Kentucky Attorney General says customers suffer due to Marathon's greed

LOUISVILLE, Ky. (WDRB) --  A federal judge in Louisville has turned down Marathon Petroleum’s request to dismiss Kentucky’s lawsuit alleging the Ohio oil refiner has a monopoly on the supply of gasoline in Louisville and Northern Kentucky.

The June 8 ruling by U.S. District Judge David Hale means the lawsuit will move into the evidence-gathering stage, with all but one of the state’s claims against the company remaining intact.

Former Kentucky Attorney General Jack Conway filed the lawsuit last year before his unsuccessful run for the governor. Conway’s successor, Andy Beshear, is “actively pursuing the case,” according to a statement Monday.

“We agree with judge’s decision and we will move forward aggressively on the merits,” Beshear said.

The lawsuit alleges that Marathon has used anti-competitive tactics to maintain a monopoly over the supply of the cleaner-burning reformulated gas known as RFG in Louisville and Northern Kentucky, which has led to higher prices for consumers.

For example, the state alleges that Marathon has “supply agreements” with retailers requiring them to buy all of their RFG gas from Marathon or pay a penalty.

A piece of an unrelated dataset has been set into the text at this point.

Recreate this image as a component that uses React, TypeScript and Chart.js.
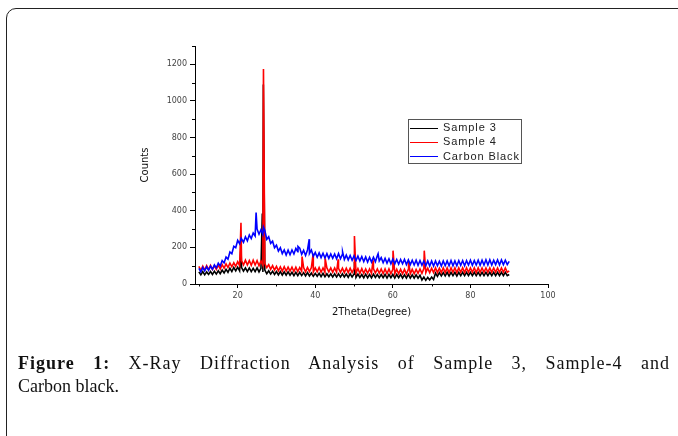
import { useEffect, useRef } from 'react';
import { Chart, registerables } from 'chart.js';

Chart.register(...registerables);

// X-ray diffraction scan: 2θ from 10° to 90° in 0.5° steps
const scanStart = 10;
const scanStep = 0.5;

const seriesLabels = ['Sample 3', 'Sample 4', 'Carbon Black'];
const seriesColors = ['#000000', '#ff0000', '#0000ff'];

// Sample 3 (black) background counts
const sample3Counts = [
  66, 50, 68, 50, 66, 52, 68, 52, 70, 54,
  72, 56, 76, 60, 80, 64, 86, 68, 90, 72,
  92, 72, 90, 70, 88, 68, 88, 68, 86, 68,
  88, 66, 86, 66, 76, 56, 72, 54, 70, 52,
  68, 50, 68, 48, 66, 48, 66, 48, 64, 46,
  64, 46, 64, 46, 62, 44, 62, 44, 60, 42,
  58, 42, 58, 40, 58, 40, 56, 40, 56, 38,
  56, 38, 56, 38, 56, 38, 54, 36, 56, 38,
  54, 36, 54, 36, 52, 34, 54, 34, 52, 34,
  54, 36, 52, 34, 52, 34, 52, 32, 52, 34,
  52, 32, 52, 34, 52, 32, 50, 32, 52, 32,
  50, 32, 50, 32, 48, 22, 38, 20, 36, 22,
  38, 24, 60, 42, 62, 44, 62, 44, 64, 44,
  64, 46, 64, 44, 64, 46, 64, 46, 64, 46,
  64, 46, 64, 46, 64, 46, 64, 46, 64, 46,
  64, 46, 64, 46, 64, 46, 64, 46, 64, 46,
  52,
];
const sample3PeakTheta = [20.85, 26.35, 26.62, 50.1];
const sample3PeakCounts = [200, 385, 1090, 120];

// Sample 4 (red) background counts
const sample4Counts = [
  96, 74, 98, 76, 100, 78, 102, 80, 100, 80,
  104, 82, 106, 86, 110, 90, 114, 94, 116, 96,
  122, 100, 128, 104, 130, 104, 128, 102, 130, 104,
  128, 100, 126, 102, 112, 90, 106, 80, 100, 76,
  96, 72, 94, 70, 94, 70, 92, 70, 92, 68,
  92, 68, 90, 70, 90, 66, 90, 68, 90, 66,
  88, 66, 90, 64, 88, 64, 88, 66, 88, 64,
  88, 64, 86, 64, 86, 62, 86, 62, 86, 62,
  84, 60, 84, 58, 84, 58, 82, 58, 82, 58,
  84, 60, 82, 58, 82, 56, 82, 56, 82, 56,
  80, 56, 80, 56, 80, 56, 80, 54, 80, 56,
  80, 56, 80, 58, 82, 58, 84, 62, 86, 62,
  86, 62, 88, 62, 86, 62, 88, 62, 88, 62,
  88, 64, 88, 62, 88, 64, 88, 62, 88, 64,
  88, 64, 88, 62, 88, 64, 88, 64, 88, 64,
  88, 64, 88, 64, 88, 64, 88, 64, 88, 64,
  72,
];
const sample4PeakTheta = [20.85, 26.65, 36.6, 39.45, 42.55, 45.9, 50.1, 54.9, 60.05, 64.05, 68.1];
const sample4PeakCounts = [335, 1175, 150, 165, 140, 135, 262, 130, 182, 125, 182];

// Carbon Black (blue) background counts
const carbonBlackCounts = [
  85, 66, 90, 72, 94, 75, 97, 80, 104, 88,
  114, 98, 128, 115, 147, 136, 175, 165, 206, 198,
  238, 220, 250, 228, 258, 236, 268, 248, 278, 262,
  300, 272, 296, 270, 292, 244, 258, 222, 234, 198,
  212, 180, 198, 166, 186, 158, 185, 160, 186, 164,
  194, 176, 196, 162, 184, 156, 186, 166, 186, 152,
  172, 146, 170, 144, 168, 142, 166, 140, 164, 140,
  164, 138, 166, 138, 162, 134, 158, 132, 156, 130,
  154, 128, 152, 126, 150, 122, 148, 120, 146, 120,
  146, 122, 154, 126, 144, 116, 140, 114, 138, 110,
  136, 110, 134, 108, 134, 110, 134, 106, 132, 106,
  130, 104, 130, 102, 128, 102, 126, 100, 126, 98,
  126, 98, 126, 100, 124, 98, 126, 100, 126, 100,
  128, 100, 126, 100, 128, 102, 128, 100, 128, 104,
  130, 102, 128, 104, 130, 102, 130, 104, 132, 104,
  132, 104, 130, 106, 132, 104, 132, 106, 130, 106,
  124,
];
const carbonBlackPeakTheta = [20.9, 24.75, 26.65, 35.55, 38.45, 47.05, 56.2];
const carbonBlackPeakCounts = [250, 390, 310, 205, 245, 175, 165];

const xMinorTicks = [10, 30, 50, 70, 90];
const yMinorTicks = [100, 300, 500, 700, 900, 1100, 1300];

function buildSeries(counts: number[], peakTheta: number[], peakCounts: number[]) {
  const pts = counts.map((c, i) => ({ x: scanStart + i * scanStep, y: c }));
  peakTheta.forEach((t, i) => pts.push({ x: t, y: peakCounts[i] }));
  pts.sort((a, b) => a.x - b.x);
  return pts;
}

const overlayPlugin = {
  id: 'overlay',
  afterDraw(chart: any) {
    const { ctx, chartArea } = chart;
    const xs = chart.scales.x;
    const ys = chart.scales.y;
    ctx.save();
    ctx.strokeStyle = '#000';
    ctx.lineWidth = 1;
    ctx.beginPath();
    for (const v of xMinorTicks) {
      const px = Math.round(xs.getPixelForValue(v)) + 0.5;
      ctx.moveTo(px, chartArea.bottom);
      ctx.lineTo(px, chartArea.bottom + 2.5);
    }
    for (const v of yMinorTicks) {
      const py = Math.round(ys.getPixelForValue(v)) + 0.5;
      ctx.moveTo(chartArea.left, py);
      ctx.lineTo(chartArea.left - 3, py);
    }
    // x axis line extends slightly left of the y axis
    ctx.moveTo(chartArea.left - 4, Math.round(chartArea.bottom) + 0.5);
    ctx.lineTo(chartArea.left, Math.round(chartArea.bottom) + 0.5);
    ctx.stroke();

    // legend box
    const lx = 408.5, ly = 119.5, lw = 113, lh = 44;
    ctx.strokeStyle = '#555';
    ctx.lineWidth = 1;
    ctx.strokeRect(lx, ly, lw, lh);
    ctx.font = '11px "Liberation Sans", Arial, sans-serif';
    try { (ctx as any).letterSpacing = '0.9px'; } catch (e) { /* ignore */ }
    ctx.textBaseline = 'middle';
    ctx.textAlign = 'left';
    chart.data.datasets.forEach((ds: any, i: number) => {
      const cy = 127.5 + i * 14.3;
      ctx.strokeStyle = ds.borderColor;
      ctx.lineWidth = 1;
      ctx.beginPath();
      ctx.moveTo(410, Math.round(cy) + 0.5);
      ctx.lineTo(438, Math.round(cy) + 0.5);
      ctx.stroke();
      ctx.fillStyle = '#222';
      ctx.fillText(ds.label, 443, cy + 0.5);
    });
    ctx.restore();
  },
};

export default function App() {
  const ref = useRef<HTMLCanvasElement>(null);

  useEffect(() => {
    const seriesData = [
      buildSeries(sample3Counts, sample3PeakTheta, sample3PeakCounts),
      buildSeries(sample4Counts, sample4PeakTheta, sample4PeakCounts),
      buildSeries(carbonBlackCounts, carbonBlackPeakTheta, carbonBlackPeakCounts),
    ];
    const chart = new Chart(ref.current as HTMLCanvasElement, {
      type: 'line',
      data: {
        datasets: seriesLabels.map((label, i) => ({
          label,
          data: seriesData[i],
          borderColor: seriesColors[i],
          backgroundColor: seriesColors[i],
          borderWidth: 1.6,
          pointRadius: 0,
          tension: 0,
          order: 2 - i,
        })),
      },
      options: {
        animation: false,
        responsive: false,
        devicePixelRatio: 1,
        events: [],
        layout: { padding: { left: 0, top: 46, right: 130, bottom: 0 } },
        plugins: { legend: { display: false }, tooltip: { enabled: false } },
        scales: {
          x: {
            type: 'linear',
            min: 9,
            max: 100,
            afterFit: (s: any) => { s.height = 152; },
            ticks: {
              stepSize: 10,
              includeBounds: false,
              autoSkip: false,
              maxRotation: 0,
              padding: 3,
              color: '#444',
              font: { family: 'DejaVu Sans', size: 8 },
              callback: (v: any) => (Number(v) % 20 === 0 ? String(v) : ''),
            },
            grid: {
              drawOnChartArea: false,
              tickLength: 4,
              tickColor: (c: any) => (c.tick && c.tick.value % 20 === 0 ? '#000' : 'rgba(0,0,0,0)'),
            },
            border: { color: '#000', width: 1 },
            title: {
              display: true,
              text: '2Theta(Degree)',
              color: '#111',
              font: { family: 'DejaVu Sans', size: 10 },
              padding: { top: 0, bottom: 118 },
            },
          },
          y: {
            type: 'linear',
            min: 0,
            max: 1300,
            afterFit: (s: any) => { s.width = 195; },
            ticks: {
              stepSize: 100,
              autoSkip: false,
              padding: 3,
              color: '#444',
              font: { family: 'DejaVu Sans', size: 8 },
              callback: (v: any) => (Number(v) % 200 === 0 ? String(v) : ''),
            },
            grid: {
              drawOnChartArea: false,
              tickLength: 5,
              tickColor: (c: any) => (c.tick && c.tick.value % 200 === 0 ? '#000' : 'rgba(0,0,0,0)'),
            },
            border: { color: '#000', width: 1 },
            title: {
              display: true,
              text: 'Counts',
              color: '#111',
              font: { family: 'DejaVu Sans', size: 10 },
              padding: { top: 139, bottom: 0 },
            },
          },
        },
      },
      plugins: [overlayPlugin],
    });
    return () => chart.destroy();
  }, []);

  return (
    <div
      style={{
        position: 'fixed',
        left: 0,
        top: 0,
        width: 678,
        height: 436,
        overflow: 'hidden',
        background: '#fff',
      }}
    >
      <div
        style={{
          position: 'absolute',
          left: 6,
          top: 8,
          width: 730,
          height: 480,
          border: '1.5px solid #222',
          borderRadius: 10,
          boxSizing: 'border-box',
        }}
      />
      <canvas
        ref={ref}
        width={678}
        height={436}
        style={{ position: 'absolute', left: 0, top: 0 }}
      />
      <div
        style={{
          position: 'absolute',
          left: 18,
          top: 352,
          width: 651,
          fontFamily: '"Liberation Serif", serif',
          fontSize: 18,
          lineHeight: '23px',
          color: '#111',
        }}
      >
        <div style={{ textAlign: 'justify', textAlignLast: 'justify', letterSpacing: '1px', marginRight: -1 }}>
          <b>Figure 1:</b> X-Ray Diffraction Analysis of Sample 3, Sample-4 and
        </div>
        <div>Carbon black.</div>
      </div>
    </div>
  );
}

Hale said that allegation, among others, is specific and factual enough to avoid Marathon’s attempt to dismiss the claims outright.

Meanwhile, Hale has not yet ruled on a Marathon filed a motion challenging the state’s hiring of outside lawyers with antitrust expertise to assist in the case.

As WDRB previously reported, Conway’s office hired Boies Schiller & Flexner, of New York, and Strauss Troy Co., of Cincinnati, on a contingency fee basis. That means the lawyers will get a cut of the damages earned if the lawsuit is successful.

But Marathon said the state’s arrangement gives the outside law firms too much control over the case and creates a conflict of interest. For example, the state can’t agree to a non-monetary settlement or drop the case without having to compensation the outside firms for their time on the case at their hourly “market rates,” according to Marathon’s motion.